_Information shown_.
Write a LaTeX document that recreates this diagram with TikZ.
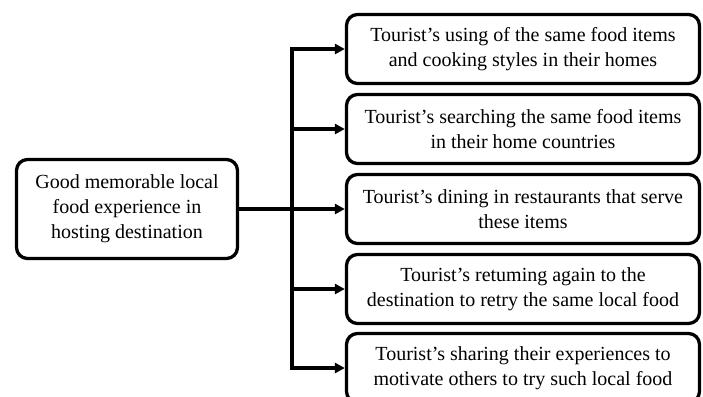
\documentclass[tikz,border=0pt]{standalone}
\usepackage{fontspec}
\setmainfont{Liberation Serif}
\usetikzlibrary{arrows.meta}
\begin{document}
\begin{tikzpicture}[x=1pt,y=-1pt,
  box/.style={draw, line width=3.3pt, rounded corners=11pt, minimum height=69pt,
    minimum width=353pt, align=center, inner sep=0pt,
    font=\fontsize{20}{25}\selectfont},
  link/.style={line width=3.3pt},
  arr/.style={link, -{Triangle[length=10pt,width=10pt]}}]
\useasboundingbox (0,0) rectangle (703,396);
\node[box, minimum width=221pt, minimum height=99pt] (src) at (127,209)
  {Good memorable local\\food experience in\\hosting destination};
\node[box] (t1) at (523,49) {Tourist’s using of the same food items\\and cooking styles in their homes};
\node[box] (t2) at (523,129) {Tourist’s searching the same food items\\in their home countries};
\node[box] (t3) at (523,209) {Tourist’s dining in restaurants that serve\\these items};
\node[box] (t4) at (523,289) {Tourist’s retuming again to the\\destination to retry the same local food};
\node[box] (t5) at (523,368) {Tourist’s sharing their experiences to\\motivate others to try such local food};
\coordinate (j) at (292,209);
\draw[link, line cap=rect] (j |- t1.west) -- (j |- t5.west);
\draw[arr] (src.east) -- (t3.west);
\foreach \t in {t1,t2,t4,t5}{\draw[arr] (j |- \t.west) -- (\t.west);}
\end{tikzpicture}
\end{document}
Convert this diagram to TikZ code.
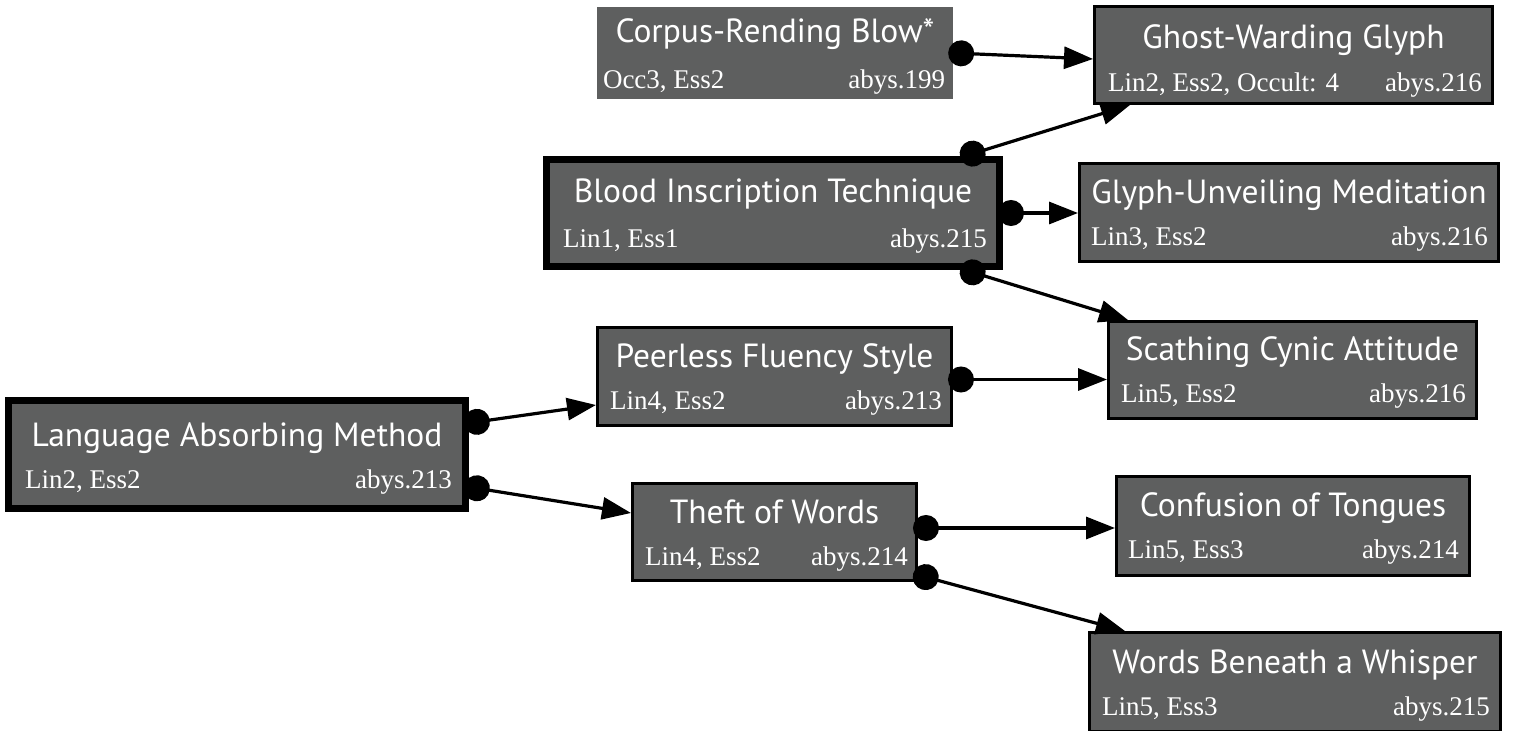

_Task requirements_. Take every line above carrying "that" and return it.

_Exercise answer_.
Write a LaTeX document that recreates this diagram with TikZ.
\node[box] (t3) at (523,209) {Tourist’s dining in restaurants that serve\\these items};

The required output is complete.